Confindustria e la risposta (pronta) al salario minimo
Con l’accordo sul rinnovo del modello contrattuale firmato poco prima delle elezioni Confindustria e Cgil, Cisl, Uil hanno inteso prepararsi. Nessuno potrà dire che le parti sociali non hanno fatto «i compiti a casa» per quanto riguarda l’aggiornamento delle norme sulla contrattazione. Ora il punto è attrezzarsi rispetto a una possibile offensiva sul salario minimo, visto che sia Lega che M5S vedono di buon occhio questo tipo di intervento.
Durante la campagna elettorale si è parlato di una soglia minima d i 6,5 euro lordi. In Confindustria (ma anche in Cgil, Cisl e Uil) si sono messi a far di conto: 6,5 euro per 173 (che sono le ore medie lavorate nel mese) fa 1.124 euro lordi al mese. Già oggi la maggioranza dei contratti (e degli inquadramenti all’interno del singolo contratto) garantiscono di più. E allora perché un’azienda dovrebbe restare iscritta alla propria associazione quando potrebbe evitare di pagare il contributo associativo e per di più avere il vantaggio competitivo dovuto a un minore costo del lavoro? In Confindustria si ragiona sul fatto che le varie agevolazioni fiscali a oggi previste per le imprese (dagli sgravi fiscali e contributivi sui premi di produttività agli «sconti» per chi assume under35, solo per fare un paio di esempi) dovrebbero andare a chi applica «il contratto di riferimento per la categoria». E qui sta la prossima sfida.

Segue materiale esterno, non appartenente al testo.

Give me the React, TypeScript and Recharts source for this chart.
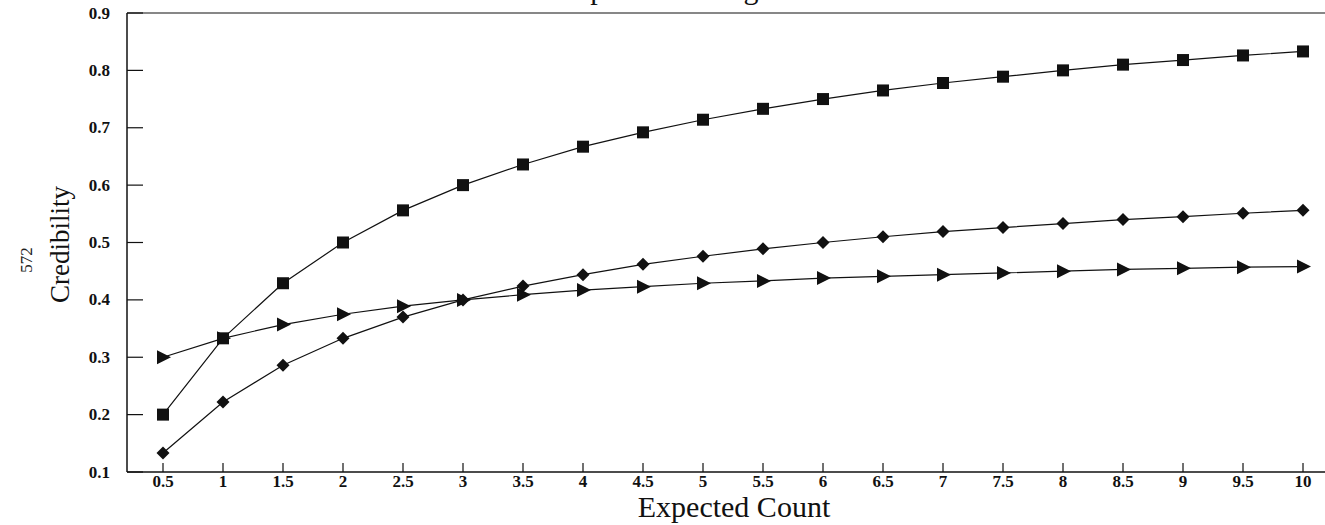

Chi dovrebbe dire quale è il contratto di riferimento per la categoria tra i quasi 900 oggi registrati al Cnel? Il Cnel, appunto. Non a caso è al Consiglio nazionale dell’economia e del lavoro che il patto della fabbrica fa riferimento per definire i «perimetri della contrattazione». Oggi al Cnel guidato da Tiziano Treu il vicepresidente di Confindustria Maurizio Stirpe presenta l’accordo di viale Dell’astronomia.